- **What is required**:
Quote every line of the data below as it stands, omitting pictures.

- **Given material**:
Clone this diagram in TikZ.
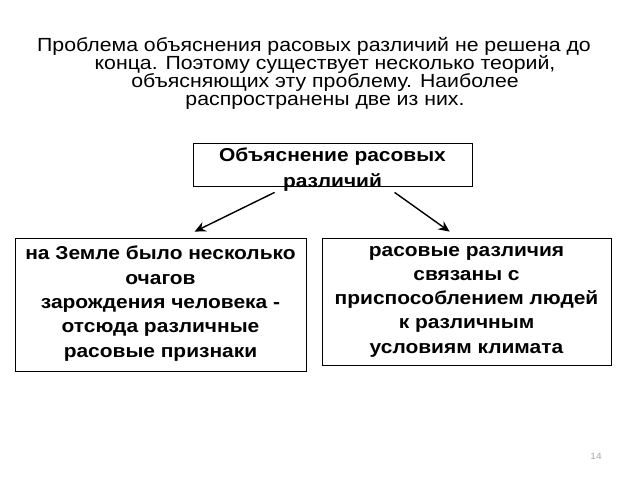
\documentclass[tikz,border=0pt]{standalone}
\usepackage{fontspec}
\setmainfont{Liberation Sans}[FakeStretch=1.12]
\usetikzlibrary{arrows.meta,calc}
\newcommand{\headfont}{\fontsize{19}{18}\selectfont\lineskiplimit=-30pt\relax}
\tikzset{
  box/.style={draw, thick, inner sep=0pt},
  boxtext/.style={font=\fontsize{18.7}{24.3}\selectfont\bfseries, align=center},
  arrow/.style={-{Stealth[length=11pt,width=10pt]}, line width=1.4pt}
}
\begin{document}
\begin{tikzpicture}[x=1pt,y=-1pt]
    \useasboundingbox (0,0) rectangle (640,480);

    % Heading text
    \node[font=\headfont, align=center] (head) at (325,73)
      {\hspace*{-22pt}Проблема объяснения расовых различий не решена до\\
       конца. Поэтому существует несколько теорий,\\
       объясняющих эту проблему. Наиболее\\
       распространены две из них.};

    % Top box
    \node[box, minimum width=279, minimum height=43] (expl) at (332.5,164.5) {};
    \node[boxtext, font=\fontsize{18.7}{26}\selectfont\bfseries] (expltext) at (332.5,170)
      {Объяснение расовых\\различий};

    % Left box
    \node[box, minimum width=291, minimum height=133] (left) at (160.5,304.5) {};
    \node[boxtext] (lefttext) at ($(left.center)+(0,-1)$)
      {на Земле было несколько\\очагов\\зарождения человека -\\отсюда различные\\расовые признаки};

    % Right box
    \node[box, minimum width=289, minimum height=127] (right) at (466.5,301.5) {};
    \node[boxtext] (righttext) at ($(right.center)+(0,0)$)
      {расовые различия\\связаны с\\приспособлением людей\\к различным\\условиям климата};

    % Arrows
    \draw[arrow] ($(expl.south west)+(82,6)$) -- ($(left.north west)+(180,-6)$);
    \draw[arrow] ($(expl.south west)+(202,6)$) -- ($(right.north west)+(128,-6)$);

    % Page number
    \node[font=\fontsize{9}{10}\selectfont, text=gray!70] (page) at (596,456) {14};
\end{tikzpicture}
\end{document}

- **Written solution**:
Clone this diagram in TikZ.
\documentclass[tikz,border=0pt]{standalone}
\usepackage{fontspec}
\setmainfont{Liberation Sans}[FakeStretch=1.12]
\usetikzlibrary{arrows.meta,calc}
\newcommand{\headfont}{\fontsize{19}{18}\selectfont\lineskiplimit=-30pt\relax}
\tikzset{
  box/.style={draw, thick, inner sep=0pt},
  boxtext/.style={font=\fontsize{18.7}{24.3}\selectfont\bfseries, align=center},
  arrow/.style={-{Stealth[length=11pt,width=10pt]}, line width=1.4pt}
}
\begin{document}
\begin{tikzpicture}[x=1pt,y=-1pt]
    \useasboundingbox (0,0) rectangle (640,480);

    % Heading text
    \node[font=\headfont, align=center] (head) at (325,73)
      {\hspace*{-22pt}Проблема объяснения расовых различий не решена до\\
       конца. Поэтому существует несколько теорий,\\
       объясняющих эту проблему. Наиболее\\
       распространены две из них.};

    % Top box
    \node[box, minimum width=279, minimum height=43] (expl) at (332.5,164.5) {};
    \node[boxtext, font=\fontsize{18.7}{26}\selectfont\bfseries] (expltext) at (332.5,170)
      {Объяснение расовых\\различий};

    % Left box
    \node[box, minimum width=291, minimum height=133] (left) at (160.5,304.5) {};
    \node[boxtext] (lefttext) at ($(left.center)+(0,-1)$)
      {на Земле было несколько\\очагов\\зарождения человека -\\отсюда различные\\расовые признаки};

    % Right box
    \node[box, minimum width=289, minimum height=127] (right) at (466.5,301.5) {};
    \node[boxtext] (righttext) at ($(right.center)+(0,0)$)
      {расовые различия\\связаны с\\приспособлением людей\\к различным\\условиям климата};

    % Arrows
    \draw[arrow] ($(expl.south west)+(82,6)$) -- ($(left.north west)+(180,-6)$);
    \draw[arrow] ($(expl.south west)+(202,6)$) -- ($(right.north west)+(128,-6)$);

    % Page number
    \node[font=\fontsize{9}{10}\selectfont, text=gray!70] (page) at (596,456) {14};
\end{tikzpicture}
\end{document}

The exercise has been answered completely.